While fighting all Habeas corpuses, his conviction was overturned on grounds of insufficient evidence. 

After almost 15 years of incarceration, he said, justice was finally served.

“I still have the [appeal] letter on the wall,” Pinuelas said with a grin.



After four months of awaiting his release, Pinuelas was picked up by his mother. He had no clothes except a black paper jumpsuit, but he was free.

Pinuelas went into prison at the age of 20 and got out when he was 35 years old. 

The first year and a half after being released was not easy, he said. Pinuelas still felt alone. He could not find anyone to help him and he had no resources to transition back into everyday life. He said therapists declined to work with him because they did not have the experience to help a person under his circumstances. 

But during this period of loneliness, Pinuelas began a relationship. He told his girlfriend that the only experience he could relate to was that of a Holocaust survivor because they faced punishment even though they were innocent. She told Pinuelas that if he felt that way, he should seek out a survivor.

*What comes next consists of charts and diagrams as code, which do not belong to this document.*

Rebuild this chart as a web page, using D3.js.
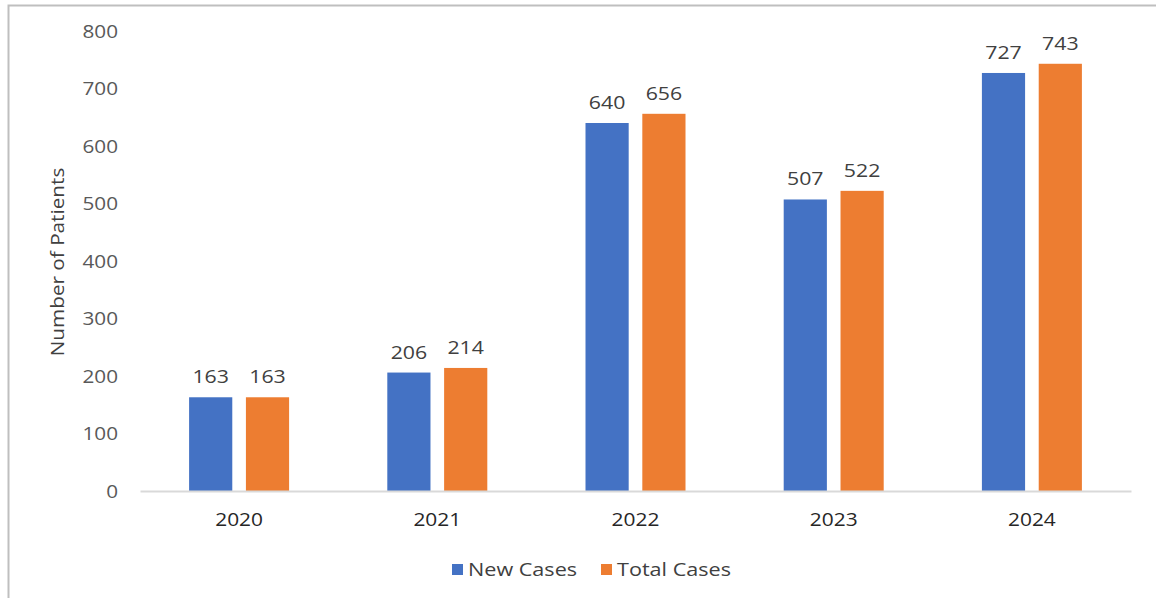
<!DOCTYPE html>
<html><head><meta charset="utf-8">
<script src="https://cdn.jsdelivr.net/npm/d3@7"></script>
<style>body{margin:0;background:#fff}svg{display:block}text{font-family:"Open Sans","Noto Sans",sans-serif}</style>
</head><body><svg id="c" width="1156" height="598"></svg>
<script>
const years = ["2020","2021","2022","2023","2024"];
const newCases = [163,206,640,507,727];
const totalCases = [163,214,656,522,743];
const yTicks = [0,100,200,300,400,500,600,700,800];
const seriesNames = ["New Cases","Total Cases"];
const colors = ["#4472C4","#ED7D31"];

function stretch(sel, f){
  sel.each(function(){
    const L = this.getComputedTextLength();
    this.setAttribute("textLength", L*f);
    this.setAttribute("lengthAdjust","spacingAndGlyphs");
  });
}

const svg = d3.select("#c");
svg.append("path").attr("d","M8.5,598 V5.5 H1156").attr("fill","none").attr("stroke","#bfbfbf").attr("stroke-width",2);

const x0 = d3.scaleBand().domain(years).range([140,1131]);
const x1 = d3.scaleBand().domain(seriesNames).range([0,100]).paddingInner(0.24);
const y = d3.scaleLinear().domain([0,800]).range([491,31]);

const yAxis = d3.axisLeft(y).tickValues(yTicks).tickSize(0).tickPadding(0);
const gy = svg.append("g").attr("transform","translate(118,0)").call(yAxis);
gy.select(".domain").remove();
gy.selectAll("text").attr("fill","#595959").style("font-size","18px").attr("dy","0.35em");
stretch(gy.selectAll("text"),1.15);

const data = years.map((yr,i)=>({yr, vals:[newCases[i], totalCases[i]]}));
const groups = svg.append("g").selectAll("g").data(data).join("g")
  .attr("transform",d=>`translate(${x0(d.yr)+x0.bandwidth()/2-50},0)`);
groups.selectAll("rect").data(d=>d.vals.map((v,j)=>({v,j}))).join("rect")
  .attr("x",d=>x1(seriesNames[d.j])).attr("width",x1.bandwidth())
  .attr("y",d=>y(d.v)).attr("height",d=>y(0)-y(d.v)).attr("fill",d=>colors[d.j]);
const lbl = groups.selectAll("text").data(d=>d.vals.map((v,j)=>({v,j}))).join("text")
  .attr("x",d=>x1(seriesNames[d.j])+x1.bandwidth()/2).attr("y",d=>y(d.v)-14)
  .attr("text-anchor","middle").attr("fill","#404040").style("font-size","19px").text(d=>d.v);
stretch(lbl,1.12);

const xAxis = d3.axisBottom(x0).tickSize(0).tickPadding(22);
const gx = svg.append("g").attr("transform","translate(0,491)").call(xAxis);
gx.select(".domain").attr("stroke","#d9d9d9").attr("stroke-width",2);
gx.selectAll("text").attr("fill","#262626").style("font-size","19px");
stretch(gx.selectAll("text"),1.1);

const yt = svg.append("text").attr("transform","translate(64,262) rotate(-90)").attr("text-anchor","middle")
  .attr("fill","#404040").style("font-size","18px").text("Number of Patients");
stretch(yt,1.15);

const legX = [452,601];
const leg = svg.append("g").selectAll("g").data(seriesNames).join("g")
  .attr("transform",(d,i)=>`translate(${legX[i]},564)`);
leg.append("rect").attr("width",11).attr("height",11).attr("fill",(d,i)=>colors[i]);
const lt = leg.append("text").attr("x",16).attr("y",12).attr("fill","#404040").style("font-size","18px").text(d=>d);
stretch(lt,1.2);
</script></body></html>
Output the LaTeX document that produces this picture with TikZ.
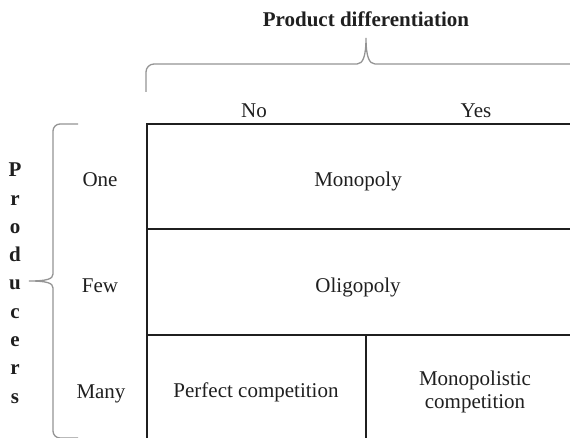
\documentclass[tikz,border=0pt]{standalone}
\usepackage{fontspec}
\setmainfont{Liberation Serif}
\begin{document}
\begin{tikzpicture}[x=1pt,y=-1pt,
  font=\fontsize{21}{24}\selectfont,
  gridline/.style={line width=1.8pt, draw=black!88},
  bracepath/.style={draw=black!42, line width=1.3pt},
  lbl/.style={anchor=base, inner sep=0pt, text=black!88}]
\useasboundingbox (0,0) rectangle (570,438);
\clip (0,0) rectangle (570,438);
% table grid
\draw[gridline] (147,440) -- (147,124) -- (572,124);
\draw[gridline] (147,229) -- (572,229);
\draw[gridline] (147,335) -- (572,335);
\draw[gridline] (366,335) -- (366,440);
% top brace
\draw[bracepath] (146,92) -- (146,72) to[out=90,in=180] (154,64) -- (357,64)
  .. controls (363,64) and (366,56) .. (366,38)
  .. controls (366,56) and (369,64) .. (375,64) -- (575,64);
% left brace
\draw[bracepath] (78,124) -- (60,124) to[out=180,in=90] (53,131) -- (53,274)
  .. controls (53,279) and (47,281) .. (29,281)
  .. controls (47,281) and (53,283) .. (53,288) -- (53,431) to[out=-90,in=180] (60,438) -- (78,438);
% titles
\node[lbl, font=\fontsize{21}{24}\selectfont\bfseries] (pd) at (366,27) {Product differentiation};
\foreach \ch [count=\i from 0] in {P,r,o,d,u,c,e,r,s}
  \node[lbl, font=\fontsize{21}{24}\selectfont\bfseries] (pr\i) at (15,177+28.25*\i) {\ch};
% column heads
\node[lbl] (no) at (254,118) {No};
\node[lbl] (yes) at (476,118) {Yes};
% row heads
\node[lbl] (one) at (100,187) {One};
\node[lbl] (few) at (100,292) {Few};
\node[lbl] (many) at (101,398) {Many};
% cells
\node[lbl] (mono) at (358,187) {Monopoly};
\node[lbl] (oligo) at (358,292) {Oligopoly};
\node[lbl] (perf) at (256,397) {Perfect competition};
\node[lbl] (mc1) at (475,385) {Monopolistic};
\node[lbl] (mc2) at (475,408) {competition};
\end{tikzpicture}
\end{document}
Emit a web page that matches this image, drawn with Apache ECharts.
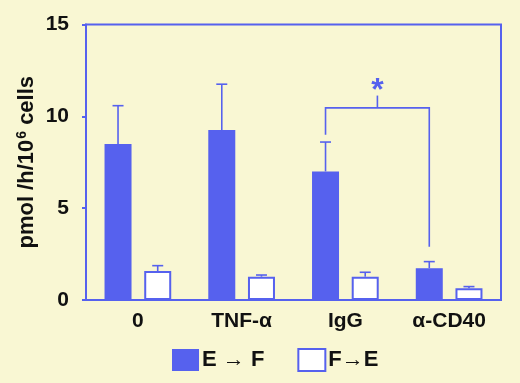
<!DOCTYPE html>
<html><head><meta charset="utf-8">
<script src="https://cdn.jsdelivr.net/npm/echarts@6/dist/echarts.min.js"></script>
<style>html,body{margin:0;padding:0;background:#F9F7D3;}#c{width:520px;height:383px;}</style>
</head><body><div id="c"></div>
<script>
var categories = ['0', 'TNF-\u03b1', 'IgG', '\u03b1-CD40'];
var efMean = [8.5, 9.25, 7.0, 1.73];
var efSD = [2.08, 2.5, 1.6, 0.36];
var feMean = [1.58, 1.27, 1.27, 0.64];
var feSD = [0.29, 0.09, 0.24, 0.09];
var yTicks = [0, 5, 10, 15];
var bracket = { from: 2, to: 3, leftLow: 9.0, top: 10.46, rightLow: 2.9, mark: 11.13, label: '*' };

var BLUE = '#5661EE';
var BW = 27, GAP = 0.47;
var OFF = (BW + BW * GAP) / 2;
var FONT = 'Liberation Sans, Arial, sans-serif';

function errData(mean, sd) {
  return mean.map(function (m, i) { return [i, m, m + sd[i]]; });
}
function errRender(offset) {
  return function (params, api) {
    var p1 = api.coord([api.value(0), api.value(1)]);
    var p2 = api.coord([api.value(0), api.value(2)]);
    var x = p1[0] + offset;
    var st = { stroke: BLUE, lineWidth: 1.6 };
    return { type: 'group', children: [
      { type: 'line', shape: { x1: x, y1: p1[1], x2: x, y2: p2[1] }, style: st },
      { type: 'line', shape: { x1: x - 5.5, y1: p2[1], x2: x + 5.5, y2: p2[1] }, style: st }
    ] };
  };
}

var chart = echarts.init(document.getElementById('c'));
chart.setOption({
  backgroundColor: '#F9F7D3',
  animation: false,
  grid: { left: 86, right: 19, top: 24.5, bottom: 83, show: true, borderColor: BLUE, borderWidth: 2, backgroundColor: 'transparent' },
  legend: {
    left: 172, top: 348, padding: 0, itemWidth: 27, itemHeight: 22, itemGap: 33,
    textStyle: { fontFamily: FONT, fontWeight: 'bold', fontSize: 22, color: '#111', padding: [0, 0, 0, -2] },
    data: [
      { name: 'E \u2192 F', icon: 'rect', itemStyle: { color: BLUE, borderWidth: 0 } },
      { name: 'F\u2192E', icon: 'rect', itemStyle: { color: '#fff', borderColor: BLUE, borderWidth: 2 } }
    ]
  },
  xAxis: {
    type: 'category', data: categories,
    axisLine: { lineStyle: { color: BLUE, width: 2 } },
    axisTick: { show: false },
    axisLabel: { fontFamily: FONT, fontWeight: 'bold', fontSize: 21, color: '#111', margin: 11 }
  },
  yAxis: {
    type: 'value', min: 0, max: 15, interval: 5,
    name: '{a|pmol /h/10}{s|6}{a| cells}', nameLocation: 'middle', nameGap: 47, nameRotate: 90,
    nameMoveOverlap: false,
    nameTextStyle: { rich: {
      a: { fontFamily: FONT, fontWeight: 'bold', fontSize: 22, color: '#111' },
      s: { fontFamily: FONT, fontWeight: 'bold', fontSize: 14, color: '#111', verticalAlign: 'top', padding: [0, 0, 10, 1] }
    } },
    axisLine: { show: true, lineStyle: { color: BLUE, width: 2 } },
    axisTick: { show: true, length: 4, lineStyle: { color: BLUE, width: 2 } },
    splitLine: { show: false },
    axisLabel: { fontFamily: FONT, fontWeight: 'bold', fontSize: 21, color: '#111', margin: 17,
      formatter: function (v) { return yTicks.indexOf(v) >= 0 ? String(v) : ''; } }
  },
  series: [
    { name: 'E \u2192 F', type: 'bar', data: efMean, barWidth: BW, barGap: (GAP * 100) + '%',
      itemStyle: { color: BLUE }, z: 2 },
    { name: 'F\u2192E', type: 'bar', data: feMean, barWidth: BW,
      itemStyle: { color: '#fff', borderColor: BLUE, borderWidth: 2 }, z: 2 },
    { type: 'custom', data: errData(efMean, efSD), renderItem: errRender(-OFF), z: 1, silent: true },
    { type: 'custom', data: errData(feMean, feSD), renderItem: errRender(OFF), z: 1, silent: true },
    { type: 'custom', data: [[bracket.from, bracket.to]], silent: true, z: 3,
      renderItem: function (params, api) {
        var l0 = api.coord([bracket.from, bracket.leftLow]);
        var lt = api.coord([bracket.from, bracket.top]);
        var r0 = api.coord([bracket.to, bracket.rightLow]);
        var xl = l0[0] - OFF, xr = r0[0] - OFF, xm = (xl + xr) / 2;
        var mk = api.coord([bracket.from, bracket.mark]);
        var st = { stroke: BLUE, lineWidth: 1.6, fill: null };
        return { type: 'group', children: [
          { type: 'polyline', shape: { points: [[xl, l0[1]], [xl, lt[1]], [xr, lt[1]], [xr, r0[1]]] }, style: st },
          { type: 'line', shape: { x1: xm, y1: lt[1], x2: xm, y2: mk[1] }, style: st },
          { type: 'text', x: xm, y: mk[1] + 12, style: { text: bracket.label, fill: BLUE, fontSize: 32, fontWeight: 'bold', fontFamily: FONT, align: 'center', verticalAlign: 'bottom' } }
        ] };
      }
    }
  ]
});
</script></body></html>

He went to the Museum of Tolerance in Los Angeles hoping to hear a Holocaust survivor speak. There he met a little old lady who was talking about her experience.

When does the pain stop?” he asked.

“It never does,” she said.

Pinuelas said he started sobbing uncontrollably. 

“And at that very moment,” he said, “I realized I'm going to be like this for the rest of my life. There's no healing, There's no justice, I'm not going to ever find peace.”

The Holocaust survivor then added, “But it’s not what’s done to us, it’s what you choose to do [about it].”

This is part of what inspired Pinuelas to pursue a career in law. The first two and a half years after being released he worked in construction. He said he made good money, but he knew that he was not meant to do construction for the rest of his life. 

Pinuelas then returned to school.

He excelled at Pierce College, which led him to the opportunity to intern at the Loyola Project for the Innocent. Suddenly, Pinuelas switched roles. He was no longer the person writing the letters and begging for help. He was now an intern, answering letters from inmates who had been in his position.

Now, he is about to continue his undergraduate education at Pomona College, where he will obtain his degree in psychology. He plans to pursue law school and become an attorney.

“Education is freedom,” Pinuelas said. “Education is what helped me survive solitary confinement. Education is what allowed me to get myself out of the system, out of prison and education is now opening up this whole world. Eventually, I'm literally going to be able to go anywhere in the world because of education.”

Despite the thousands of exonerations that have happened over the years, Professor Levinson says that wrongful convictions can be avoided.

“We have to stop treating people as disposable," Levenson said. "Many of our clients are people of color from lower income households, maybe even have lived on the streets or [have had] powerful gang involvement. And we just treat these people as the lesser. And that's a huge problem.”

Pinuelas was a victim of the criminal justice system for 12 years while in solitary confinement, but he said he still has faith that the system works. 

“When I meet people like Laurie, people at the Innocence Project, future attorneys, I have faith in us and I have faith in myself - to make change in the legal system," said Pinuelas. "It's a difference of sitting here complaining and bickering about stuff. It's another thing when we can actually go out and do something about it and we can all make a difference.”


Molly Schwartz is a sophomore studying Journalism and History. At Ethos, she writes about criminal justice, cannabis and the arts. She is from Los Angeles, California. On weekends, Molly writes and performs her own music.